Empecé a unir piezas.
Iván llevaba semanas nervioso. Llamadas a deshoras. Reuniones “urgentes”. Un cambio de contraseña en el portátil. Aquella atención excesiva hacia mí no era amor: era culpa anticipada.
Esa tarde hablé con una amiga farmacéutica. Le describí el olor del té.
—Podría ser digitalina o algún derivado —dijo—. En dosis bajas puede provocar náuseas, mareos… En dosis altas, es peligroso. Muy peligroso.
Sentí un frío seco en la espalda.
Esa noche, cuando Iván dormía, revisé su ordenador. Encontré correos cifrados, búsquedas médicas, transferencias pequeñas a cuentas desconocidas. Y un mensaje que me heló la sangre, enviado a un contacto guardado como “M”:
“Mañana es el día. Con el embarazo, parecerá natural.”
No dormí.
A la mañana siguiente, la policía se presentó en la oficina. Querían hablar conmigo. Les conté exactamente lo ocurrido. Entregué el correo. Entregué la bandeja, que había guardado sin tocar.
Los análisis confirmaron lo impensable: el desayuno contenía una sustancia que, en una mujer embarazada con vómitos persistentes, podía causar un colapso fatal y parecer una complicación del embarazo.
Iván fue detenido esa misma tarde.
Durante el interrogatorio, negó todo. Dijo que yo exageraba. Que estaba paranoica por las hormonas. Pero las pruebas hablaban solas.
Lo que no esperaban —ni él— era la declaración de Marina.
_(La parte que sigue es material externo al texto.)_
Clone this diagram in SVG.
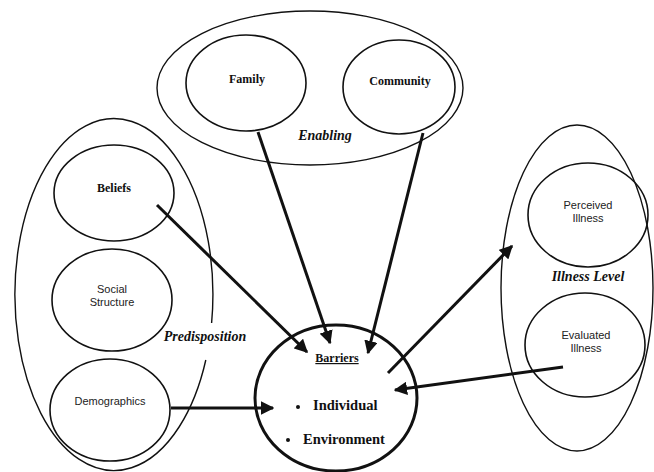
<svg xmlns="http://www.w3.org/2000/svg" width="654" height="472" viewBox="0 0 654 472">
<style>
.grp{fill:none;stroke:#111;stroke-width:1.4}
.node{fill:none;stroke:#111;stroke-width:1.6}
.main{fill:none;stroke:#111;stroke-width:3}
.arr{fill:none;stroke:#111;stroke-width:3;marker-end:url(#ah)}
.bs{font-family:"Liberation Serif","Times New Roman",serif;font-weight:bold;font-size:12px;fill:#111;text-anchor:middle}
.ss{font-family:"Liberation Sans",Arial,sans-serif;font-size:11px;fill:#222;text-anchor:middle}
.gl{font-family:"Liberation Serif","Times New Roman",serif;font-weight:bold;font-style:italic;font-size:14px;fill:#111;text-anchor:middle}
.big{font-family:"Liberation Serif","Times New Roman",serif;font-weight:bold;font-size:14.5px;fill:#111}
</style>
<defs>
<marker id="ah" viewBox="0 0 10 10" refX="9" refY="5" markerWidth="4.5" markerHeight="4.5" orient="auto" markerUnits="strokeWidth">
<path d="M0,0 L10,5 L0,10 z" fill="#111"/>
</marker>
</defs>
<rect width="654" height="472" fill="#fff"/>

<g id="enabling">
<ellipse class="grp" cx="310" cy="88" rx="153" ry="77"/>
<text class="gl" x="325" y="140">Enabling</text>
</g>
<g id="family">
<ellipse class="node" cx="246" cy="83" rx="60" ry="48"/>
<text class="bs" x="247" y="83">Family</text>
</g>
<g id="community">
<ellipse class="node" cx="399" cy="87" rx="56" ry="47"/>
<text class="bs" x="400" y="85">Community</text>
</g>

<g id="predisposition">
<path class="grp" d="M211.6,323 A99,176 0 1 0 205.8,360"/>
<text class="gl" x="205" y="341">Predisposition</text>
</g>
<g id="beliefs">
<ellipse class="node" cx="114" cy="193" rx="60" ry="48"/>
<text class="bs" x="114" y="192">Beliefs</text>
</g>
<g id="social">
<ellipse class="node" cx="112" cy="300" rx="60" ry="51"/>
<text class="ss" x="112" y="293">Social</text>
<text class="ss" x="112" y="306">Structure</text>
</g>
<g id="demographics">
<ellipse class="node" cx="110" cy="410" rx="60" ry="51"/>
<text class="ss" x="110" y="405">Demographics</text>
</g>

<g id="illness">
<ellipse class="grp" cx="577" cy="288" rx="76" ry="163"/>
<text class="gl" x="588" y="281">Illness Level</text>
</g>
<g id="perceived">
<ellipse class="node" cx="588" cy="215" rx="60" ry="52"/>
<text class="ss" x="588" y="209">Perceived</text>
<text class="ss" x="588" y="222">Illness</text>
</g>
<g id="evaluated">
<ellipse class="node" cx="585" cy="345" rx="60" ry="52"/>
<text class="ss" x="586" y="339">Evaluated</text>
<text class="ss" x="586" y="352">Illness</text>
</g>

<g id="barriers">
<ellipse class="main" cx="336" cy="398" rx="81" ry="73"/>
<text class="bs" x="337" y="362" text-decoration="underline">Barriers</text>
<circle cx="298" cy="407" r="2" fill="#111"/>
<text class="big" x="313" y="410">Individual</text>
<circle cx="288" cy="440" r="2" fill="#111"/>
<text class="big" x="303" y="444">Environment</text>
</g>

<g id="connectors">
<line class="arr" x1="258" y1="132" x2="330" y2="343"/>
<line class="arr" x1="423" y1="133" x2="368" y2="353"/>
<line class="arr" x1="157" y1="205" x2="307" y2="352"/>
<line class="arr" x1="171" y1="408" x2="273" y2="408"/>
<line class="arr" x1="388" y1="373" x2="512" y2="246"/>
<line class="arr" x1="563" y1="367" x2="395" y2="390"/>
</g>
</svg>
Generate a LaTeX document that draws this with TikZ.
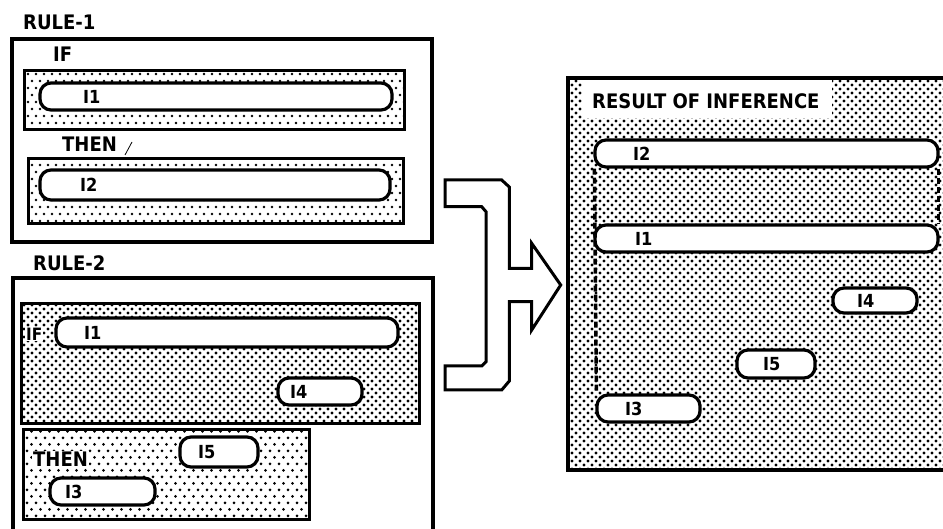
\documentclass[tikz,border=0pt]{standalone}
\usepackage{fontspec}
\setmainfont{DejaVu Sans Condensed}
\usetikzlibrary{patterns}
\pgfdeclarepatternformonly{stipA}{\pgfqpoint{-1.8pt}{-1.8pt}}{\pgfqpoint{5.8pt}{5.8pt}}{\pgfqpoint{8pt}{8pt}}{%
  \pgfpathcircle{\pgfqpoint{0pt}{0pt}}{1.6pt}%
  \pgfpathcircle{\pgfqpoint{4pt}{4pt}}{1.6pt}%
  \pgfusepath{fill}}
\pgfdeclarepatternformonly{stipB}{\pgfqpoint{-1.6pt}{-1.6pt}}{\pgfqpoint{5.6pt}{8.6pt}}{\pgfqpoint{8pt}{14pt}}{%
  \pgfpathcircle{\pgfqpoint{0pt}{0pt}}{1.4pt}%
  \pgfpathcircle{\pgfqpoint{4pt}{7pt}}{1.4pt}%
  \pgfusepath{fill}}
\pgfdeclarepatternformonly{stipC}{\pgfqpoint{-1.7pt}{-1.7pt}}{\pgfqpoint{6.2pt}{8.2pt}}{\pgfqpoint{9pt}{13pt}}{%
  \pgfpathcircle{\pgfqpoint{0pt}{0pt}}{1.5pt}%
  \pgfpathcircle{\pgfqpoint{4.5pt}{6.5pt}}{1.5pt}%
  \pgfusepath{fill}}
\tikzset{
  outerbox/.style={draw, line width=4pt, inner sep=0pt},
  stipbox/.style={draw, line width=3.2pt, inner sep=0pt, anchor=north west},
  pill/.style={draw, line width=3.2pt, fill=white, rounded corners=11pt,
    inner ysep=0pt, align=left, font=\bfseries\fontsize{18}{20}\selectfont},
  lbl/.style={font=\bfseries\fontsize{20}{24}\selectfont, inner sep=0pt, anchor=west},
  dashline/.style={line width=3.5pt, dash pattern=on 6pt off 3pt},
}
\begin{document}
\begin{tikzpicture}[x=1pt,y=-1pt]
\useasboundingbox (0,0) rectangle (943,529);
\fill[white] (0,0) rectangle (943,529);

% ---------- RULE-1 ----------
\node[lbl] (r1lbl) at (23,22.5) {RULE-1};
\node[outerbox, anchor=north west, minimum width=420pt, minimum height=203pt] (rule1) at (10,37) {};
\node[lbl] (r1if) at (53,54.5) {IF};
\node[stipbox, pattern=stipB, minimum width=380pt, minimum height=59pt] (r1ifbox) at (23,69) {};
\node[pill, minimum width=352pt, minimum height=27pt, inner xsep=43pt, text width=266pt] (r1i1) at (216,96.5) {I1};
\node[lbl] (r1then) at (62,144.5) {THEN};
\draw[line width=0.8pt] (125,155) -- (132,142);
\node[stipbox, pattern=stipB, minimum width=375pt, minimum height=65pt] (r1thenbox) at (27,157) {};
\node[pill, minimum width=350pt, minimum height=30pt, inner xsep=40pt, text width=270pt] (r1i2) at (215,185) {I2};

% ---------- RULE-2 ----------
\node[lbl] (r2lbl) at (33,263.5) {RULE-2};
\draw[line width=4pt] (13,535) -- (13,278) -- (433,278) -- (433,535);
\node[stipbox, pattern=stipA, minimum width=398pt, minimum height=120pt] (r2ifbox) at (20,302) {};
\node[lbl, font=\bfseries\fontsize{17}{20}\selectfont, fill=white, inner sep=1pt] (r2if) at (25,334) {IF};
\node[pill, minimum width=342pt, minimum height=29pt, inner xsep=28pt, text width=286pt] (r2i1) at (227,332.5) {I1};
\node[pill, minimum width=84pt, minimum height=27pt, inner xsep=12pt, text width=60pt] (r2i4) at (320,391.5) {I4};
\node[stipbox, pattern=stipC, minimum width=286pt, minimum height=90pt] (r2thenbox) at (22,428) {};
\node[lbl, fill=white, inner sep=1pt] (r2then) at (32,459.5) {THEN};
\node[pill, minimum width=78pt, minimum height=30pt, inner xsep=18pt, text width=42pt] (r2i5) at (219,452) {I5};
\node[pill, minimum width=105pt, minimum height=27pt, inner xsep=15pt, text width=75pt] (r2i3) at (102.5,491.5) {I3};

% ---------- arrow ----------
\draw[line width=3pt, line join=miter, fill=white]
  (445,180) -- (501.7,180) -- (509.3,187) -- (509.3,268.3) -- (531.7,268.3)
  -- (531.7,243.3) -- (560.7,285) -- (531.7,330) -- (531.7,301.7) -- (509.3,301.7)
  -- (509.3,381) -- (501.7,390) -- (445,390) -- (445,366) -- (481.7,366)
  -- (486,361.7) -- (486,211.7) -- (481.7,206.7) -- (445,206.7) -- cycle;

% ---------- RESULT ----------
\fill[pattern=stipA] (568,78) rectangle (950,470);
\draw[line width=4pt] (950,78) -- (568,78) -- (568,470) -- (950,470);
\fill[white] (582,80) rectangle (832,118);
\node[lbl, font=\bfseries\fontsize{20}{24}\selectfont] (reslbl) at (592,101.5) {RESULT OF INFERENCE};
\node[pill, minimum width=343pt, minimum height=27pt, inner xsep=38pt, text width=267pt] (ri2) at (766.5,153.5) {I2};
\node[pill, minimum width=343pt, minimum height=27pt, inner xsep=40pt, text width=263pt] (ri1) at (766.5,238.5) {I1};
\node[pill, minimum width=84pt, minimum height=25pt, inner xsep=24pt, text width=36pt] (ri4) at (875,300.5) {I4};
\node[pill, minimum width=78pt, minimum height=28pt, inner xsep=26pt, text width=26pt] (ri5) at (776,364) {I5};
\node[pill, minimum width=103pt, minimum height=27pt, inner xsep=28pt, text width=47pt] (ri3) at (648.5,408.5) {I3};
\draw[dashline] ([xshift=1pt]ri2.south west) -- ([xshift=1pt]ri3.north west);
\draw[dashline] ([xshift=-1pt]ri2.south east) -- ([xshift=-1pt]ri1.north east);
\end{tikzpicture}
\end{document}
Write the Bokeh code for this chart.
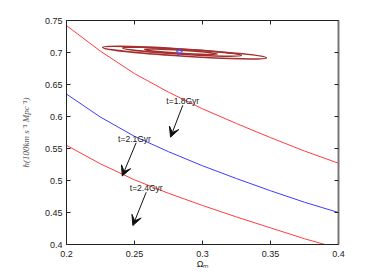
from bokeh.plotting import figure
from bokeh.models import Range1d, LinearAxis, FixedTicker, Arrow, VeeHead, Label
from bokeh.embed import file_html
from bokeh.resources import INLINE

# ---- data ----
omega = [0.2, 0.225, 0.25, 0.275, 0.3, 0.325, 0.35, 0.375, 0.4]
h_t18 = [0.742, 0.702, 0.667, 0.638, 0.612, 0.589, 0.567, 0.546, 0.527]
h_t21 = [0.635, 0.599, 0.569, 0.545, 0.523, 0.503, 0.484, 0.466, 0.450]
h_t24 = [0.555, 0.526, 0.501, 0.480, 0.461, 0.443, 0.426, 0.409, 0.394]

# confidence ellipses (center x, center y, width in Omega, height in h)
ell_x = [0.2868, 0.2849, 0.2842]
ell_y = [0.6997, 0.7012, 0.7012]
ell_w = [0.1206, 0.0875, 0.0537]
ell_h = [0.0110, 0.0078, 0.0047]

best_x = [0.2831]
best_y = [0.7008]

ann_text = ["t=1.8Gyr", "t=2.1Gyr", "t=2.4Gyr"]
ann_tx = [0.2855, 0.2500, 0.2586]
ann_ty = [0.624, 0.565, 0.488]
arr_x0 = [0.2855, 0.2512, 0.2586]
arr_y0 = [0.6176, 0.559, 0.4816]
arr_x1 = [0.2765, 0.2410, 0.2488]
arr_y1 = [0.5677, 0.507, 0.4297]

x_ticks = [0.2, 0.25, 0.3, 0.35, 0.4]
x_tick_labels = ["0.2", "0.25", "0.3", "0.35", "0.4"]
y_ticks = [0.4, 0.45, 0.5, 0.55, 0.6, 0.65, 0.7, 0.75]
y_tick_labels = ["0.4", "0.45", "0.5", "0.55", "0.6", "0.65", "0.7", "0.75"]

RED = "#ff3c3c"
BLUE = "#3c3cff"
DARKRED = "#a3302f"
FONT = "Liberation Sans"

p = figure(frame_width=272, frame_height=224,
           min_border_left=66, min_border_right=22,
           min_border_top=20, min_border_bottom=24,
           x_range=Range1d(0.2, 0.4), y_range=Range1d(0.4, 0.75),
           output_backend="svg", toolbar_location=None,
           x_axis_location=None, y_axis_location=None)
p.grid.visible = False
p.outline_line_color = None
p.background_fill_color = "white"
p.border_fill_color = "white"


def style_axis(ax, ticks, labels, show_labels=True):
    ax.ticker = FixedTicker(ticks=ticks)
    ax.major_label_overrides = {t: l for t, l in zip(ticks, labels)}
    ax.major_tick_in = 4
    ax.major_tick_out = 0
    ax.minor_tick_line_color = None
    ax.axis_line_color = "#222222"
    ax.major_tick_line_color = "#222222"
    ax.major_label_text_font = FONT
    ax.major_label_text_color = "#222222"
    ax.major_label_text_font_size = "9px"
    ax.major_label_standoff = 4
    if not show_labels:
        ax.major_label_text_color = None
        ax.major_label_standoff = 0


xb = LinearAxis(axis_label="Ωₘ")
style_axis(xb, x_ticks, x_tick_labels)
xb.major_label_standoff = 6
xb.axis_label_text_font = FONT
xb.axis_label_text_font_style = "normal"
xb.axis_label_text_font_size = "9px"
xb.axis_label_text_color = "#222222"
xb.axis_label_standoff = -1
p.add_layout(xb, "below")

yl = LinearAxis(axis_label="h(100km s⁻¹ Mpc⁻¹)")
style_axis(yl, y_ticks, y_tick_labels)
yl.axis_label_text_font = "Liberation Serif"
yl.axis_label_text_font_style = "italic"
yl.axis_label_text_font_size = "9px"
yl.axis_label_text_color = "#555555"
yl.axis_label_standoff = 11
p.add_layout(yl, "left")

xt = LinearAxis()
style_axis(xt, x_ticks, x_tick_labels, show_labels=False)
p.add_layout(xt, "above")

yr = LinearAxis()
style_axis(yr, y_ticks, y_tick_labels, show_labels=False)
yr.axis_line_color = "#777777"
yr.axis_line_width = 2
p.add_layout(yr, "right")

# curves
p.line(omega, h_t18, line_color=RED, line_width=1)
p.line(omega, h_t21, line_color=BLUE, line_width=1)
p.line(omega, h_t24, line_color=RED, line_width=1)

# ellipses
p.ellipse(x=ell_x, y=ell_y, width=ell_w, height=ell_h, angle=-0.063,
          fill_color=None, line_color=DARKRED, line_width=1.5)

p.scatter(best_x, best_y, marker="star", size=7, fill_color=None,
          line_color="#4a4aff", line_width=1)

# annotations
for t, tx, ty, x0, y0, x1, y1 in zip(ann_text, ann_tx, ann_ty, arr_x0, arr_y0, arr_x1, arr_y1):
    p.add_layout(Arrow(x_start=x0, y_start=y0, x_end=x1, y_end=y1,
                       line_color="#111111", line_width=1,
                       end=VeeHead(size=10, fill_color="#111111",
                                   line_color="#111111")))
    p.add_layout(Label(x=tx, y=ty, text=t, text_align="center",
                       text_baseline="middle", text_font=FONT,
                       text_font_size="8.5px", text_color="#222222"))

open("out.html", "w").write(file_html(p, INLINE))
Desde la camilla, con voz débil, dijo algo que lo hundió definitivamente:
—No era la primera vez que me pedía “probar” cosas antes… por seguridad.
Iván no solo quería matarme. Quería ensayar.
El juicio duró meses. Iván intentó declararse inocente alegando estrés laboral, confusión, un “malentendido”. Nadie le creyó. Los peritos fueron claros: había planificación, intención y conocimiento médico básico suficiente para saber el riesgo.
Fue condenado por intento de homicidio agravado.
Yo di a luz a una niña sana seis meses después. La llamé Lucía.
Durante el embarazo viví escoltada, con miedo, pero también con una claridad brutal. El hombre con el que compartí mi vida había decidido que yo era un obstáculo. Y que mi muerte podía ser conveniente.
Marina sobrevivió. Nos vimos una vez, meses después. Lloró. Me pidió perdón por no haber sospechado antes. Yo la abracé. Ninguna de las dos era culpable.
Hoy vivo en otro barrio de Barcelona. Trabajo menos horas. Respiro más.
A veces pienso en aquel desayuno. En cómo la intuición —ese susurro incómodo— me salvó la vida. Y la de mi hija.
Porque a veces, el mayor peligro no viene con gritos ni violencia…
sino con una bandeja, una sonrisa, y un “lo hice por ti”.